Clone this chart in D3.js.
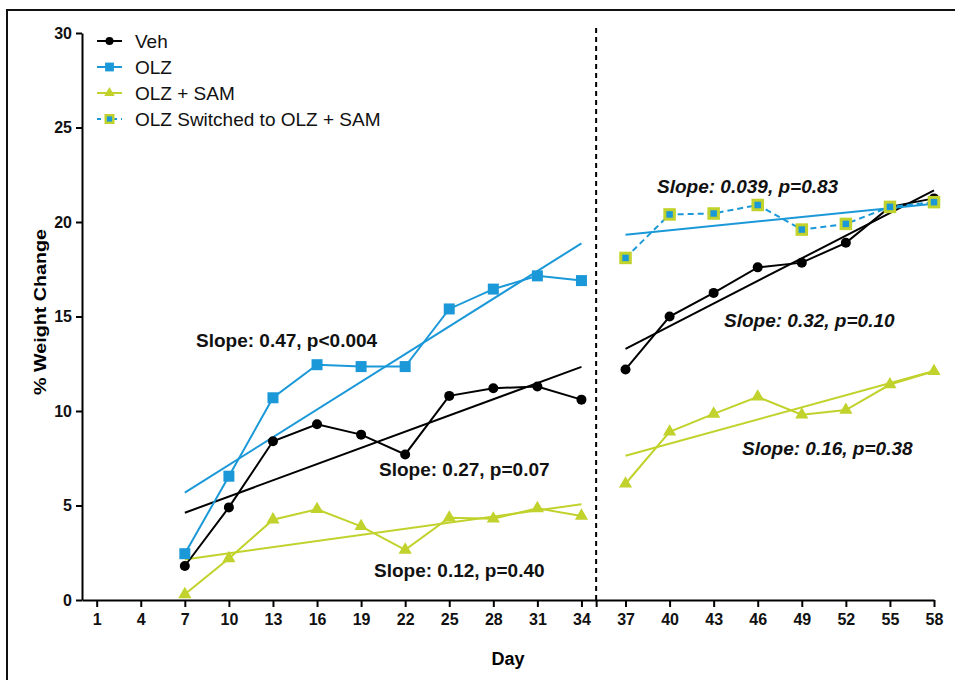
<!DOCTYPE html>
<html>
<head>
<meta charset="utf-8">
<script src="https://cdn.jsdelivr.net/npm/d3@7"></script>
<style>
  body { margin: 0; background: #fff; }
  svg { display: block; font-family: 'Liberation Sans', Arial, sans-serif; }
  .axis path, .axis line { stroke: #000; stroke-width: 2; }
  .axis text { font-size: 16px; font-weight: bold; fill: #111; }
</style>
</head>
<body>
<div id="chart"></div>
<script>
// days of each phase (before / after the switch on day 35)
const days1 = [7, 10, 13, 16, 19, 22, 25, 28, 31, 34]
const days2 = [37, 40, 43, 46, 49, 52, 55, 58]

// % weight change
const veh1 = [1.8, 4.9, 8.4, 9.3, 8.75, 7.7, 10.8, 11.2, 11.3, 10.6]
const olz1 = [2.45, 6.55, 10.7, 12.45, 12.35, 12.35, 15.4, 16.45, 17.15, 16.9]
const olzSam1 = [0.3, 2.2, 4.25, 4.8, 3.9, 2.65, 4.35, 4.3, 4.85, 4.45]

const veh2 = [12.2, 15.0, 16.25, 17.6, 17.85, 18.9, 20.8, 21.25]
const switched2 = [18.1, 20.4, 20.45, 20.9, 19.6, 19.9, 20.8, 21.05]
const olzSam2 = [6.15, 8.9, 9.85, 10.75, 9.8, 10.05, 11.4, 12.1]

const xTicks = [1, 4, 7, 10, 13, 16, 19, 22, 25, 28, 31, 34, 37, 40, 43, 46, 49, 52, 55, 58]
const yTicks = [0, 5, 10, 15, 20, 25, 30]
const switchDay = 35

const legendLabels = ['Veh', 'OLZ', 'OLZ + SAM', 'OLZ Switched to OLZ + SAM']
const slopeLabels = [
  'Slope: 0.47, p<0.004',
  'Slope: 0.27, p=0.07',
  'Slope: 0.12, p=0.40',
  'Slope: 0.039, p=0.83',
  'Slope: 0.32, p=0.10',
  'Slope: 0.16, p=0.38'
]

const BLACK = '#000'
const BLUE = '#1b98d8'
const GREEN = '#c0d22b'

const width = 955
const height = 680

const svg = d3.select('#chart').append('svg')
  .attr('width', width)
  .attr('height', height)

// frame round the figure
svg.append('rect')
  .attr('x', 7).attr('y', 10)
  .attr('width', 1000).attr('height', 700)
  .attr('fill', 'none')
  .attr('stroke', '#111')
  .attr('stroke-width', 2)

const xScale = d3.scaleLinear().domain([0, 58]).range([82, 934])
const yScale = d3.scaleLinear().domain([0, 30]).range([600, 33])

// axes
svg.append('g')
  .attr('class', 'x axis')
  .attr('transform', `translate(0,${yScale(0)})`)
  .call(d3.axisBottom(xScale)
    .tickValues(xTicks.concat([switchDay]))
    .tickFormat(d => d === switchDay ? '' : d)
    .tickSize(7)
    .tickSizeOuter(0)
    .tickPadding(7))

svg.append('g')
  .attr('class', 'y axis')
  .attr('transform', `translate(${xScale(0)},0)`)
  .call(d3.axisLeft(yScale)
    .tickValues(yTicks)
    .tickSize(6)
    .tickSizeOuter(0)
    .tickPadding(4))

svg.append('text')
  .attr('x', 508).attr('y', 665)
  .attr('text-anchor', 'middle')
  .style('font-size', '18px').style('font-weight', 'bold')
  .text('Day')

svg.append('text')
  .attr('transform', 'translate(46,312) rotate(-90)')
  .attr('text-anchor', 'middle')
  .attr('textLength', 166)
  .attr('lengthAdjust', 'spacingAndGlyphs')
  .style('font-size', '17px').style('font-weight', 'bold')
  .text('% Weight Change')

// dashed divider at the switch
svg.append('line')
  .attr('x1', xScale(switchDay)).attr('x2', xScale(switchDay))
  .attr('y1', 28).attr('y2', yScale(0))
  .attr('stroke', BLACK)
  .attr('stroke-width', 2)
  .attr('stroke-dasharray', '5,4')

// least squares fit, drawn from first to last day
const fitLine = (xs, ys) => {
  const mx = d3.mean(xs)
  const my = d3.mean(ys)
  const sxy = d3.sum(xs, (x, i) => (x - mx) * (ys[i] - my))
  const sxx = d3.sum(xs, x => (x - mx) * (x - mx))
  const b = sxy / sxx
  const a = my - b * mx
  return [xs[0], xs[xs.length - 1]].map(x => [x, a + b * x])
}

const line = d3.line()
  .x(d => xScale(d[0]))
  .y(d => yScale(d[1]))

// order matters: later groups sit on top
const groups = [
  { days: days1, values: olz1, color: BLUE, marker: 'square' },
  { days: days1, values: veh1, color: BLACK, marker: 'circle' },
  { days: days1, values: olzSam1, color: GREEN, marker: 'triangle' },
  { days: days2, values: veh2, color: BLACK, marker: 'circle' },
  { days: days2, values: olzSam2, color: GREEN, marker: 'triangle' },
  { days: days2, values: switched2, color: BLUE, marker: 'switched', dashed: true }
]

const drawMarker = (g, type, x, y, big) => {
  const k = big ? 1 : 0.8
  if (type === 'circle') {
    g.append('circle').attr('cx', x).attr('cy', y).attr('r', 5 * k).attr('fill', BLACK)
  } else if (type === 'square') {
    const s = 11 * k
    g.append('rect').attr('x', x - s / 2).attr('y', y - s / 2)
      .attr('width', s).attr('height', s).attr('fill', BLUE)
  } else if (type === 'triangle') {
    g.append('path')
      .attr('d', d3.symbol().type(d3.symbolTriangle).size(75 * k * k)())
      .attr('transform', `translate(${x},${y})`)
      .attr('fill', GREEN)
  } else {
    const s = 9.5 * k
    g.append('rect').attr('x', x - s / 2).attr('y', y - s / 2)
      .attr('width', s).attr('height', s)
      .attr('fill', BLUE).attr('stroke', GREEN).attr('stroke-width', 3 * k)
  }
}

// fit lines first, then the data lines, markers on top
groups.forEach(grp => {
  svg.append('path')
    .datum(fitLine(grp.days, grp.values))
    .attr('d', line)
    .attr('fill', 'none')
    .attr('stroke', grp.color)
    .attr('stroke-width', 2)
})

groups.forEach(grp => {
  svg.append('path')
    .datum(grp.days.map((d, i) => [d, grp.values[i]]))
    .attr('d', line)
    .attr('fill', 'none')
    .attr('stroke', grp.color)
    .attr('stroke-width', 2)
    .attr('stroke-dasharray', grp.dashed ? '6,4' : null)
})

const markers = svg.append('g')
groups.forEach(grp => {
  grp.days.forEach((d, i) => drawMarker(markers, grp.marker, xScale(d), yScale(grp.values[i]), true))
})

// slope annotations
const slopePos = [[196, 347], [379, 476], [374, 577], [657, 193], [724, 327], [742, 455]]
svg.selectAll('.slope')
  .data(slopeLabels)
  .enter().append('text')
  .attr('class', 'slope')
  .attr('x', (d, i) => slopePos[i][0])
  .attr('y', (d, i) => slopePos[i][1])
  .style('font-size', '19px')
  .style('font-weight', 'bold')
  .style('font-style', (d, i) => i >= 3 ? 'italic' : 'normal')
  .attr('fill', '#111')
  .text(d => d)

// legend
const legendTypes = ['circle', 'square', 'triangle', 'switched']
const legendColors = [BLACK, BLUE, GREEN, BLUE]
const legend = svg.append('g')
legendLabels.forEach((label, i) => {
  const y = 41 + i * 26
  legend.append('line')
    .attr('x1', 97).attr('x2', 122)
    .attr('y1', y).attr('y2', y)
    .attr('stroke', legendColors[i])
    .attr('stroke-width', 2)
    .attr('stroke-dasharray', i === 3 ? '4,4' : null)
  drawMarker(legend, legendTypes[i], 109.5, y, false)
  legend.append('text')
    .attr('x', 135).attr('y', y + 7)
    .style('font-size', '19px')
    .attr('fill', '#111')
    .text(label)
})
</script>
</body>
</html>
○ ○ ○ ○ ○
Exercise aim - Pick every line with "chart" in it and copy it.

Output for this task -
Clone this chart in D3.js.
<div id="chart"></div>
const svg = d3.select('#chart').append('svg')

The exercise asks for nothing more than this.